Shape Up is executive produced by Leikeli47’s cousin and long-time collaborator, Harold Lilly (who has written songs for Beyonc​​é, Brandy, and Zayn Malik). Leikeli47 also flexes her usual writing and production skills in conjunction with other people she has worked with for years, like her co-captain Mike Barney, Bah (who has worked with Playy and Lucky Daye), and more. The album’s first three singles include “Chitty Bang,” which was released in January, and featured in an iPhone 13 commercial and EA Sports’ Madden NFL 22; “LL COOL J,” short for “ladies love cool jewelry,” which highlights 47’s love of Black hip-hop fashion with nods to bling, white tees, and features a video cameo by Jordan designer Aleali May; and finally, there’s “BITM,” short for “bitch I’m the man,” driven by a vogue-inducing beat ready for the ballroom.

She lights up when I ask her about “Jay Walk,” the only guest feature on the album.
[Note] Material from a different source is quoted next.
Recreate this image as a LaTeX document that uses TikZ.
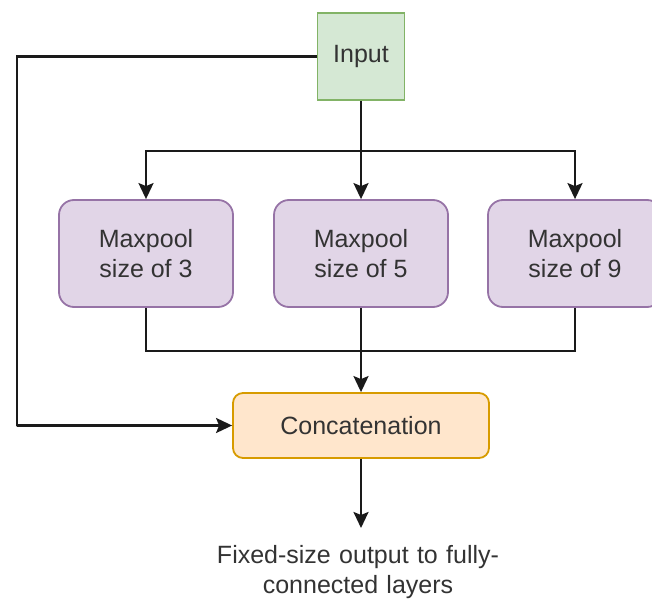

It’s another anthemic tune that’s heavy on the boom, in honor of Miss J Alexander, runway coach extraordinaire. He can be heard discussing his influence on fashion throughout the song, and also encouraging the girls to own the room. Leikeli47 is cosigned by heavyweights like Jay-Z, Diplo, and more, and the stories of how she learned that any of these people admired her are always serendipitously organic. However, being singled out by a fashion icon at a New York Fashion Week event when you’re new on the scene and keep your face covered is especially boast-worthy.

“He didn’t know who I was, but he saw me and told me to come over. He said he loved my look and he told me ‘pose like this,’ ‘I love this,’ and ‘don’t do this.’ He then said, ‘Here’s my number,’ and we have been family ever since,” explains Leikeli47. “I can't tell you what drew us to each other, but it was a beautiful thing. I wanted to highlight his contributions as a Black fashion icon, so that was definitely a fun moment.”

As my time with 47 winds down, I try to get more cool stories out of her, or even bits and pieces of herself that she might be ready to share. She recounts performing “I Can’t Stand The Rain” in tribute to Missy Elliott, an artist she’s often compared to, at the 2018 Essence Women in Music event; while wearing a pink version of Missy’s classic garbage bag from the video. She shares that her stage name is a tribute to her two grandmothers, one who raised her and one she never got to know, and to the year that Jackie Robinson broke the color barrier in baseball. I eventually got comfortable enough to ask what her real name is — and that’s when her publicist, who had been quietly playing the background the entire time, perked up.

“I want to know, too, because even I don’t know,” he said.

Once my surprise wore off, I asked if her name was Hasben Jones since it’s the name I’ve seen consistently throughout her liner notes. It’s not. Hasben Jones is an alias. She did, however, tell us the first initial of her real first name, but off the record. Baby steps.